The zen of kindling

So, one of the jobs I self-assigned to myself is the job of gathering enough kindling for the winter. Okay, I can admit several things about this self-assigned job. First, it’s not absolutely necessary for many reasons. One, we have geothermal. We are certainly not going to be cold if I fail to bring in enough kindling to start fires. And two, we have firewood already. So, while you can’t necessarily make several small chips of firewood into a hefty “overnight” log, you can always take a log and chop it up into kindling.

So, I get it. I really do. My self-assigned kindling job is definitely a “nice to have” and not a “need to have”. The reason it’s a “nice to have” is pretty simple: we take small branches that would otherwise go to waste laying in our woods and turn them into usable firewood that makes starting a fire easier in the winter. And importantly, it’s my job.

A few weeks ago, one of our tall, thin maples blew over in a storm, barely missing Darryl’s car. The tree hadn’t had the chance to “size up” growing up from a stand of taller trees around it. Therefore, a huge gust of wind was able to snap the tree over, landing just in front of the car. Now, it just happened to have happened a few weeks after Darryl had had his bicep repair so candidly, we were in no position to do much with the tree. But slowly, as Darryl has recovered and we’ve started processing the tree, he’s cut several of the limbs off and pulled them out to begin reducing to firewood. That’s where I come in.

This past weekend, we began the process of de-leafing those branches and chopping them up to uniform sizes. After leaving them to dry in the sun for a few weeks, we will eventually box them up and place them in the basement. Normally, it takes about 10-12 boxes of kindling to get us comfortably through the winter. But, since I’ve taken my job so seriously, we already have about that sitting in the basement right now. Still, when Mother Nature gives you opportunity, you can’t turn it down. Particularly when we’ve been slowly whittling away at the kindling cushion over the past few years.

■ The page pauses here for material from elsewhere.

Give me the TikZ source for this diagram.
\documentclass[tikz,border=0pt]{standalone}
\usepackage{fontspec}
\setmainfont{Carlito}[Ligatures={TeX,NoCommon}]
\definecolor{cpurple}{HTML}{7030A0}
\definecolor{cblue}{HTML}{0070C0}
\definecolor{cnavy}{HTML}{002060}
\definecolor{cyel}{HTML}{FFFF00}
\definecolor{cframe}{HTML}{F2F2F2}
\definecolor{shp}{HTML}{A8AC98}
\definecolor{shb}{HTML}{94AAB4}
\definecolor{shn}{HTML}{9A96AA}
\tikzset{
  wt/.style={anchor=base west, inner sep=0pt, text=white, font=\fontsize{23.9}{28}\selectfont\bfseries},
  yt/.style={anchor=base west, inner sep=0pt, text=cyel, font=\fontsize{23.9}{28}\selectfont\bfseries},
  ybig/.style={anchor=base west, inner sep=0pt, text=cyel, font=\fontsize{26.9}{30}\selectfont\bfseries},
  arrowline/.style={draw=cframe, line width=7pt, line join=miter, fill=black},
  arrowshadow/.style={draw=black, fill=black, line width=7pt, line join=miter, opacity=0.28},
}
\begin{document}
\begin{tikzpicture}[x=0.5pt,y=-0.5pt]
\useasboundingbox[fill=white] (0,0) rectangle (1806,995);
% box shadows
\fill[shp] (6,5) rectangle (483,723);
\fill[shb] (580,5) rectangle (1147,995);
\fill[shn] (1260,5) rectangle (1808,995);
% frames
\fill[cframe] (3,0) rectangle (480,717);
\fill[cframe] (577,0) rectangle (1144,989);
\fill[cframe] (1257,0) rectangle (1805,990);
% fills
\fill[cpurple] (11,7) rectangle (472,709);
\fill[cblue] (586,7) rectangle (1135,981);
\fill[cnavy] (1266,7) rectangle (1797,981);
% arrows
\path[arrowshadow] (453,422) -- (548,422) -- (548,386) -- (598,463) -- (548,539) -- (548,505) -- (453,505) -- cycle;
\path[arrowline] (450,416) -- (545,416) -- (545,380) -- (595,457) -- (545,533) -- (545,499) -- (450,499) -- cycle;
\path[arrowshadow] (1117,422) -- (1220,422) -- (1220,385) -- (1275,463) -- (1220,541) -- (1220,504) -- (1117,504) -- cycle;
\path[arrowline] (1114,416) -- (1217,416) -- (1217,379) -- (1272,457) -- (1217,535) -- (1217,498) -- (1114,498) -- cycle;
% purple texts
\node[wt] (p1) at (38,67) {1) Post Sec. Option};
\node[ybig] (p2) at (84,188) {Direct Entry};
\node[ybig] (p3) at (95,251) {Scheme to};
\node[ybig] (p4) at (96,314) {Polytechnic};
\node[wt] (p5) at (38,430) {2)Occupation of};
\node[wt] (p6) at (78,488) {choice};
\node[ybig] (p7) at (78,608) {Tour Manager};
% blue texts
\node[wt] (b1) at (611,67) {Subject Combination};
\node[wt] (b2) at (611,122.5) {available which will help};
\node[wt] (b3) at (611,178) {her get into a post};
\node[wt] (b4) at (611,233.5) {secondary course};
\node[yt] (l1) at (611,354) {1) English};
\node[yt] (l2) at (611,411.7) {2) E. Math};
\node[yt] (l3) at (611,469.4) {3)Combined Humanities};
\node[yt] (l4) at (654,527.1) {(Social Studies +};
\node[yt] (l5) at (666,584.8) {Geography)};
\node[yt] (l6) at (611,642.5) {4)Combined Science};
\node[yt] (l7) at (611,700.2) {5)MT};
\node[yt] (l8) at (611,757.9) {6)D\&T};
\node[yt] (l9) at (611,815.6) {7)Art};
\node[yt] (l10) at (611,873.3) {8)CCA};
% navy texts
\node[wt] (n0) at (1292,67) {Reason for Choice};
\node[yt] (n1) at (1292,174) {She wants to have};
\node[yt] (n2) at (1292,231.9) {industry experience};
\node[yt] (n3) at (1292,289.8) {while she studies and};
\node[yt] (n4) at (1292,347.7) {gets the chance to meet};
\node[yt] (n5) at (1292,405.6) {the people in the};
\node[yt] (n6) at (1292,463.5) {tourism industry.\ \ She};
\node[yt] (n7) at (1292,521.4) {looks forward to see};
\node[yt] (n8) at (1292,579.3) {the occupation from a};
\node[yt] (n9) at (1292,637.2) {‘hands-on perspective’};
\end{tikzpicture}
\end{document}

So, there I was last night after my first day back at work chopping up some kindling. Candidly, it felt good. Just the slow rhythmic measuring, cutting with loppers and stacking to dry. Branch after branch after branch. The simplicity of the action, the ability to let my mind wander and the sense of satisfaction that I was doing something worthwhile – both in cleaning up our yard and in preparing for winter – was very rewarding. All day long, I flitted from meeting to meeting and email to email, just trying to catch up from a few weeks’ off. My mind was scattered and I felt largely unproductive. But clip by clip, branch by branch, I brought the day home. I had achieved something yesterday. Maybe something that had no meaning to someone else, but something that had meaning to me.

Today, as I start a thankfully more “calm” workday, I bring that sense of simple peace to this day and it reminds me that there is balance in my life. Yes, there is work and its hard, complicated and meaningful work. But it is not the focus of my being. My being is somewhere located within this rambling house or plot of land. Or with my husband and our families and pets. My focus – and indeed, my life – is not about what goes on elsewhere in the world but what happens here. Simple preparations for winter, a healthy dinner, cat vet appointments, ordering the hardwood floors for October’s renovations, preparing for a potential bumper crop harvest.

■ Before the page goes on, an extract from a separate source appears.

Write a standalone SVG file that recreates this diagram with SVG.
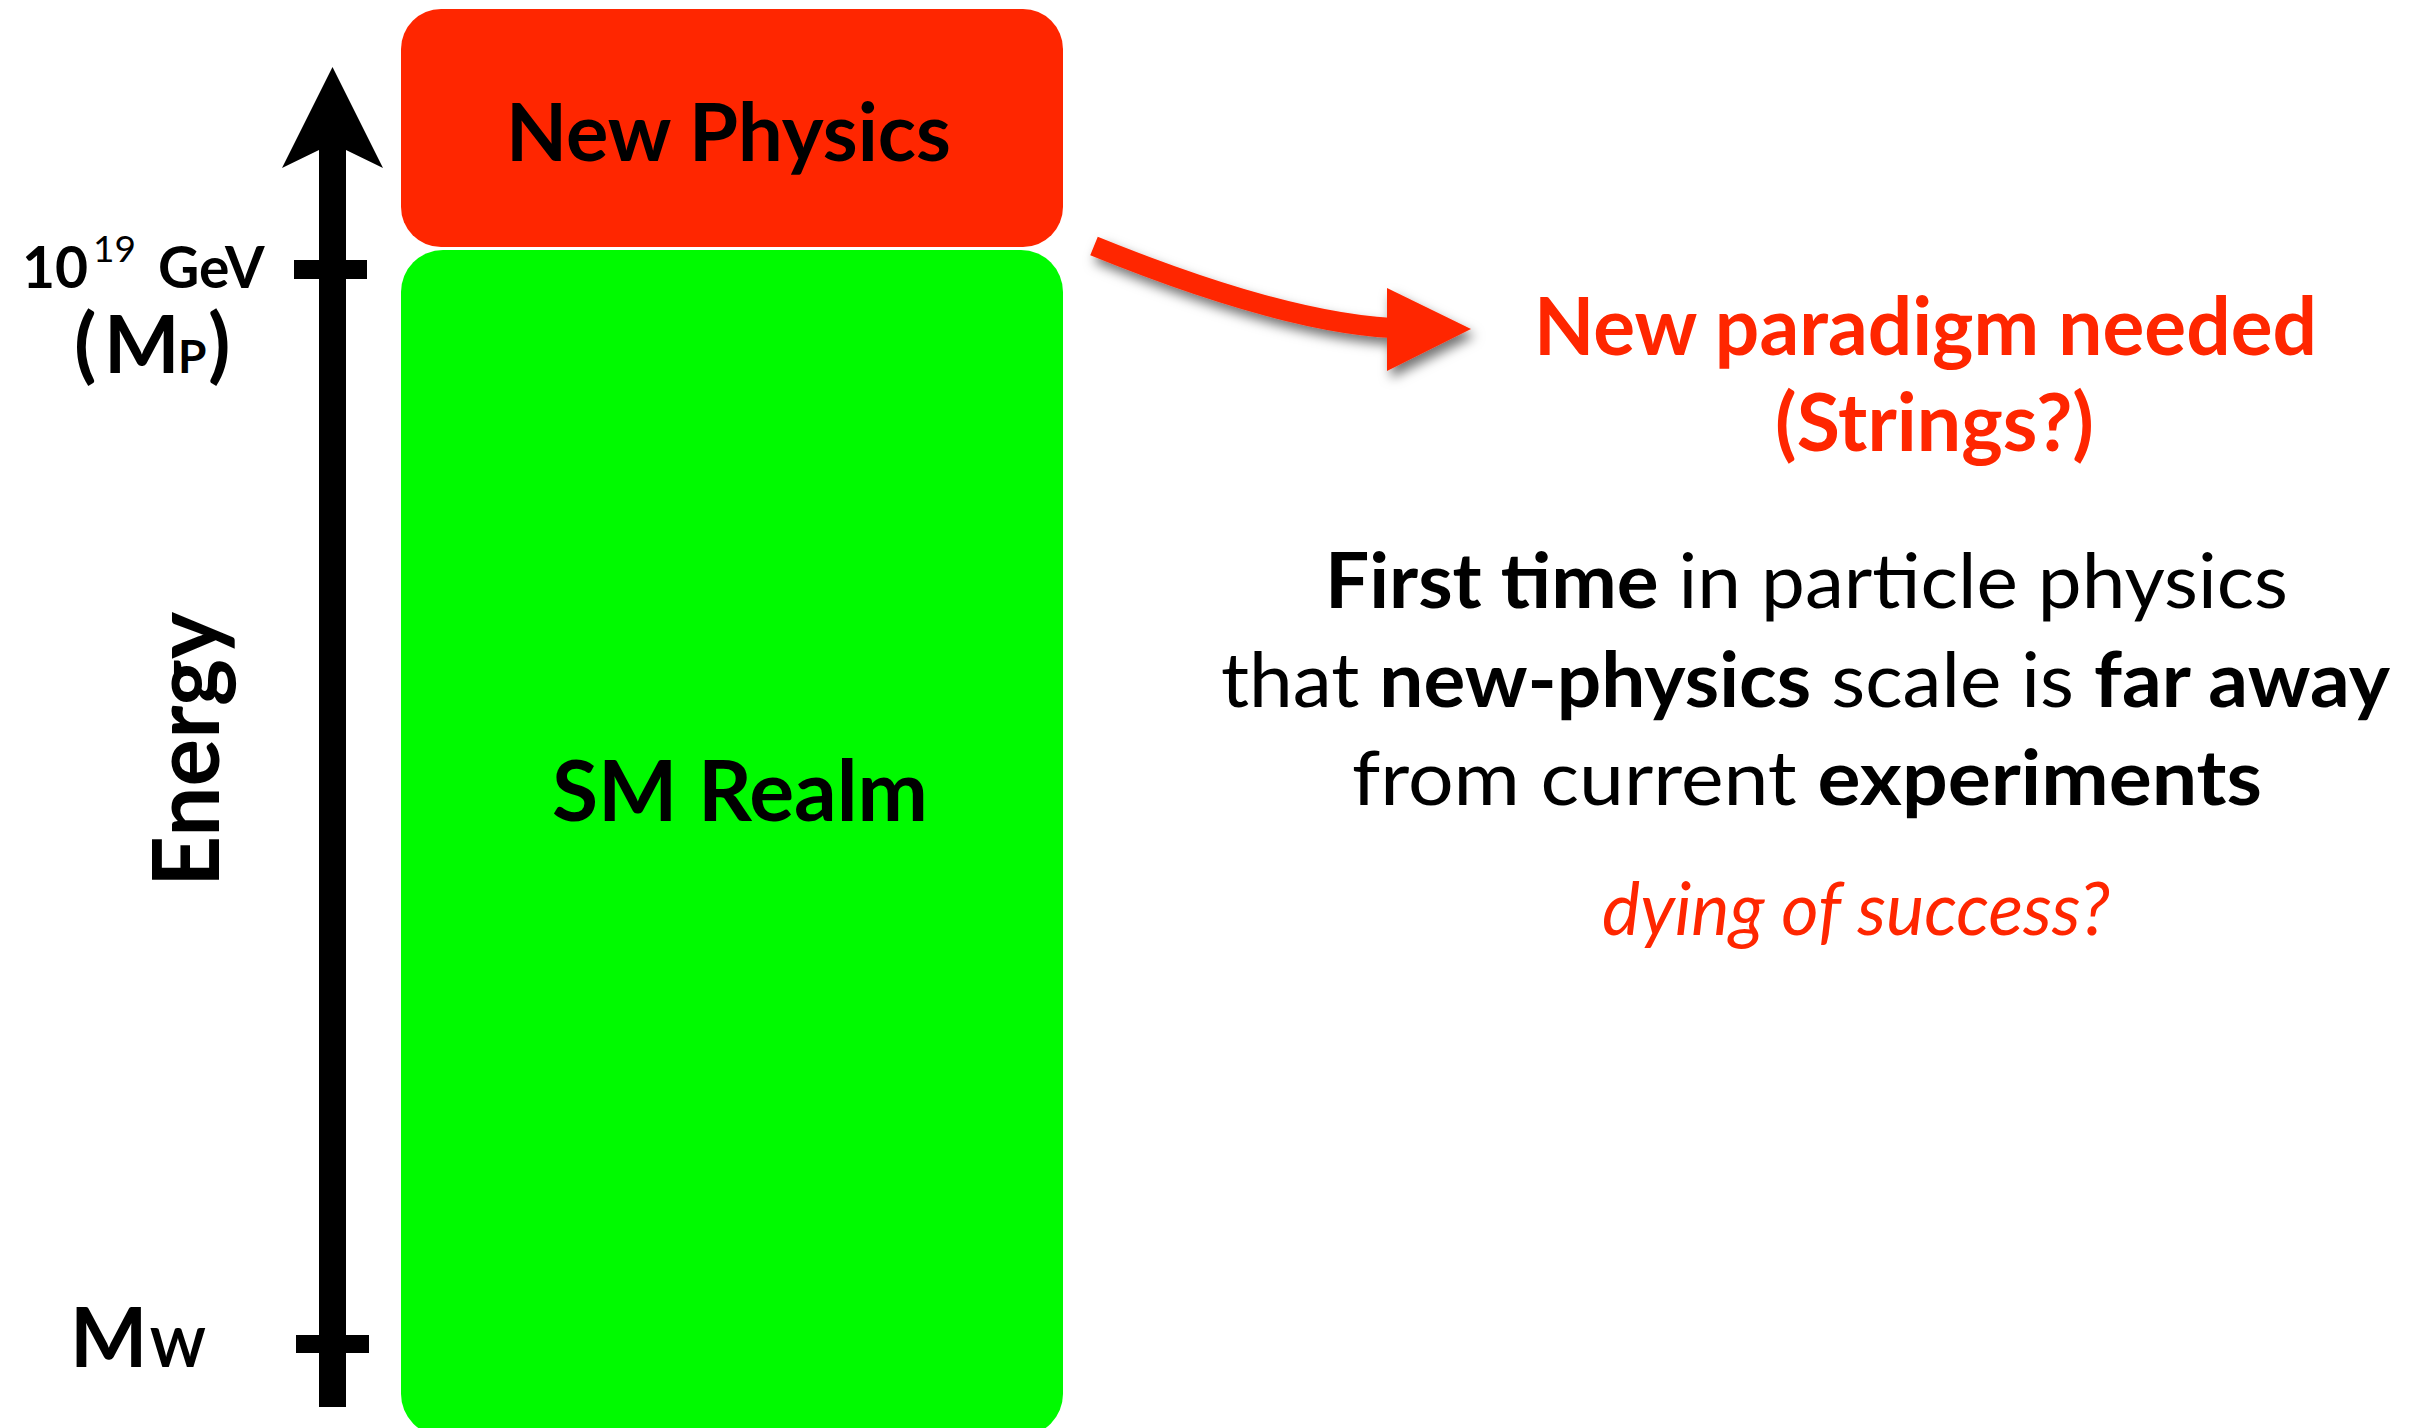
<svg xmlns="http://www.w3.org/2000/svg" width="2417" height="1428" viewBox="0 0 2417 1428">
<defs>
<style>
text{font-family:Lato,"Open Sans","Liberation Sans",sans-serif;fill:#000}
.b{font-weight:bold}
.r{font-weight:normal}
.red{fill:#FF2600}
.it{font-style:italic;font-weight:normal}
</style>
<filter id="sh" x="-20%" y="-50%" width="140%" height="200%">
<feDropShadow dx="4" dy="7" stdDeviation="6" flood-color="#000" flood-opacity="0.55"/>
</filter>
</defs>
<rect width="2417" height="1428" fill="#fff"/>

<g id="new-physics">
<rect x="401" y="9" width="662" height="238" rx="40" ry="40" fill="#FF2600"/>
<text class="b" x="728.5" y="161" font-size="80" text-anchor="middle" textLength="445" lengthAdjust="spacingAndGlyphs">New Physics</text>
</g>

<g id="sm-realm">
<rect x="401" y="250" width="662" height="1186" rx="42" ry="42" fill="#00FA00"/>
<text class="b" x="740" y="821" font-size="85" text-anchor="middle" textLength="376" lengthAdjust="spacingAndGlyphs">SM Realm</text>
</g>

<g id="energy-axis">
<path d="M319,1407 L319,150 L282,168 L332.5,67 L383,168 L346,150 L346,1407 Z" fill="#000"/>
<rect x="294" y="260" width="73" height="19" fill="#000"/>
<rect x="296" y="1335" width="73" height="18" fill="#000"/>
<text class="b" transform="translate(219,887) rotate(-90)" font-size="92" textLength="275" lengthAdjust="spacingAndGlyphs">Energy</text>
</g>

<g id="label-planck">
<text class="b" y="288" font-size="57"><tspan x="22">10</tspan><tspan class="r" x="93" dy="-26" font-size="37">19</tspan><tspan x="158" dy="26">GeV</tspan></text>
<text class="b" y="373" font-size="82"><tspan x="74">(</tspan><tspan x="104" font-size="80">M</tspan><tspan x="178" font-size="46">P</tspan><tspan x="208">)</tspan></text>
</g>

<g id="label-mw">
<text class="b" y="1367" font-size="82"><tspan x="70">M</tspan><tspan x="150" font-size="53">W</tspan></text>
</g>

<g id="connectors">
<g filter="url(#sh)">
<path d="M1094,246 Q1281,322 1392,328" fill="none" stroke="#FF2600" stroke-width="20"/>
<polygon points="1387,288 1471,329 1387,371" fill="#FF2600"/>
</g>
</g>

<g id="paradigm">
<text class="b red" x="1925.5" y="355" font-size="80" text-anchor="middle" textLength="783" lengthAdjust="spacingAndGlyphs">New paradigm needed</text>
<text class="b red" x="1934.5" y="451" font-size="80" text-anchor="middle" textLength="319" lengthAdjust="spacingAndGlyphs">(Strings?)</text>
</g>

<g id="statement">
<text x="1806.5" y="608" font-size="76" text-anchor="middle" textLength="963" lengthAdjust="spacingAndGlyphs"><tspan class="b">First time</tspan><tspan class="r"> in particle physics</tspan></text>
<text x="1805.5" y="707" font-size="76" text-anchor="middle" textLength="1169" lengthAdjust="spacingAndGlyphs"><tspan class="r">that </tspan><tspan class="b">new-physics</tspan><tspan class="r"> scale is </tspan><tspan class="b">far away</tspan></text>
<text x="1807" y="805" font-size="76" text-anchor="middle" textLength="910" lengthAdjust="spacingAndGlyphs"><tspan class="r">from current </tspan><tspan class="b">experiments</tspan></text>
<text class="it red" x="1856" y="935" font-size="74" text-anchor="middle" textLength="508" lengthAdjust="spacingAndGlyphs">dying of success?</text>
</g>
</svg>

It seems as humans, we are often overstimulated and convinced to believe that we need to be vigilant about what is going on in the world. I have colleagues who are obsessed about work. Facebook is filled with political memes about the hyperbolic disasters facing us if either political party is in control of our country. And yet, at 52, I’ve lived enough to finally know a few simple truths: work will never love me back and even if they can’t show it all the time, my cats will; the world and our country has been run by both sides of the aisle and has not imploded so I refuse to give into the idea that we need to wage a culture war against our friends, families and neighbors, regardless of what side of the aisle people are on. What happens when I am with the ones I love most are the memories that truly make an impression on me. I can’t easily remember a regular day spent at the office and I barely look at Facebook anymore (I was only there for the pet and vacation pictures anyway). But, an evening spent cutting up some kindling and then having an impromptu fire in the backyard. Yep, that one goes in the memory bank.

As I continue to navigate through this one turn on earth that we call life, I need to remind myself of the zen that exists in my life. Chopping firewood. Preserving tomatoes from the garden. Making a new recipe. Taking my niece’s wedding photos. Helping my niece to spruce up her home. Picking blackberries with my sisters. Making Thanksgiving dinner. Buying and making simple Christmas gifts. A drive in the woods – or better yet, a hike in the woods – with my husband.

Zen is where you find it and you know you’ve found it when it nourishes your soul. I get too far from that zen some days, but I’m back here now and I’m loving it.